Neta Bahcall Appointed to AAS Henry Norris Russell Lectureship
Neta Bahcall, Visitor (1983–85, 1986–87) and Member (1982–83) in the School of Natural Sciences, has been announced as the 2024 winner of the American Astronomical Society's prestigious Henry Norris Russell Lectureship. The Lectureship is awarded on the basis of "a lifetime of eminence in astronomical research."
Bahcall, who currently serves as the Eugene Higgins Professor of Astrophysics at Princeton University, was recognized on account of her "central contributions to determining the average density of matter in the universe and establishing the concordance model of cosmology, and for her dedication to astronomical education and her exemplary service to the community."
Neta is not the only member of the Bahcall family to have received the Henry Norris Russell Lectureship. In 1999, her husband, John N. Bahcall, received the same award while serving as the Richard Black Professor in the School of Natural Sciences. His tireless work "to advance the detection of solar neutrinos" was lauded in the prize citation. His other notable contributions, mentioned by the committee, included "developing the standard methods used to identify absorption line systems in QSO spectra, and putting together a comprehensive model of our Galaxy."
Both Neta and John Bahcall remain familiar fixtures in the life of the Institute to this day. Neta is a regular attendee of Bahcall Lunch events organized by the Institute for Advanced Study and Princeton University, which are named for her husband. At these lunches, members of the astrophysics community meet to hear short talks from visiting scholars and discuss the latest developments in research. John Bahcall's achievements are also commemorated at the Institute in the form of John Bahcall Fellowships, which support five-year appointments for outstanding postdoctoral scholars in the School of Natural Sciences.
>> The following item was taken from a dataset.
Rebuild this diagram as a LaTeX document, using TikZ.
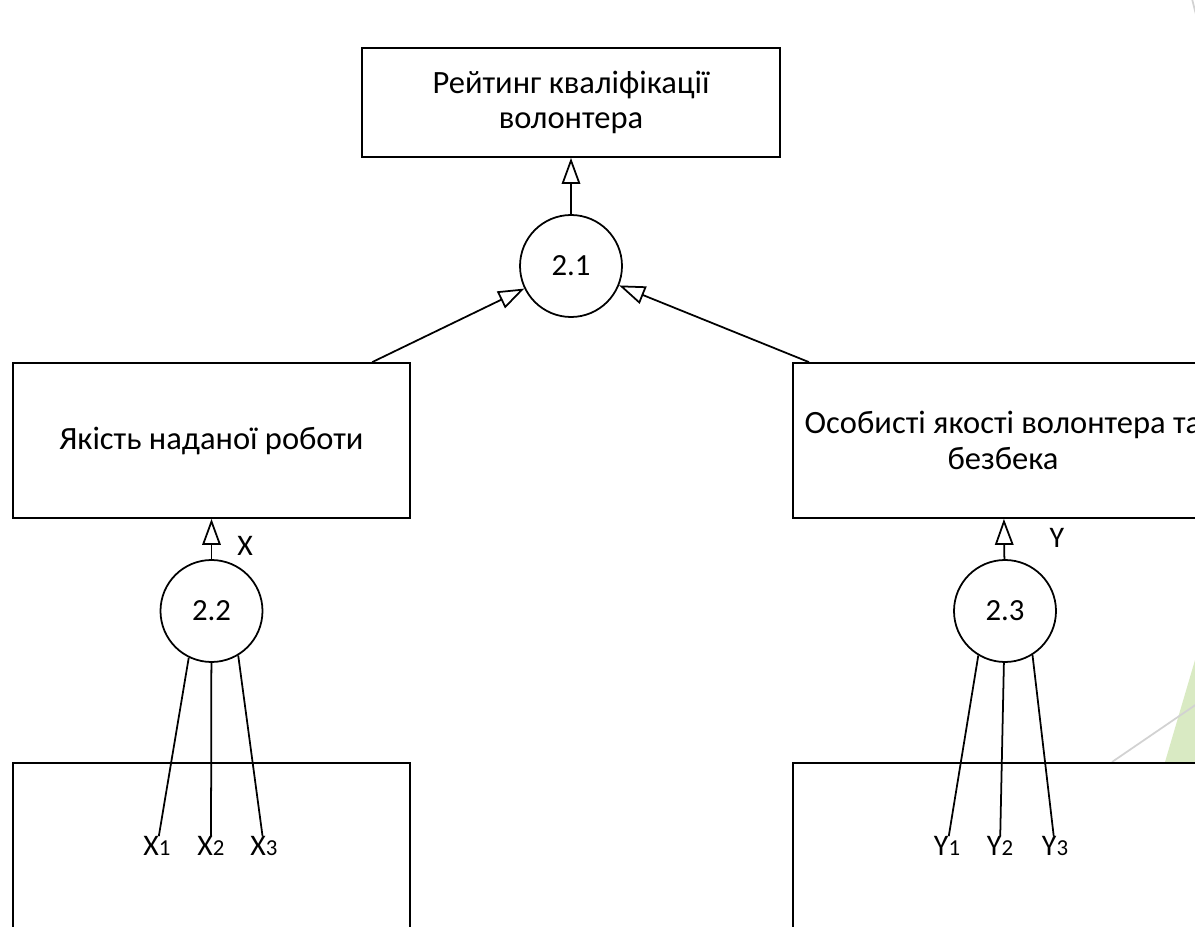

Other past recipients of the AAS Henry Norris Russell Lectureship from the School of Natural Sciences include Frank Shu, Visitor (1982), who received the award in 2023; Scott Tremaine, Professor Emeritus, whose "lifelong contributions to our understanding of the dynamics of natural cosmic systems," were honored in 2020; and Joseph Silk, Member (1975–76), whose work on galaxy formation was recognized in 2018.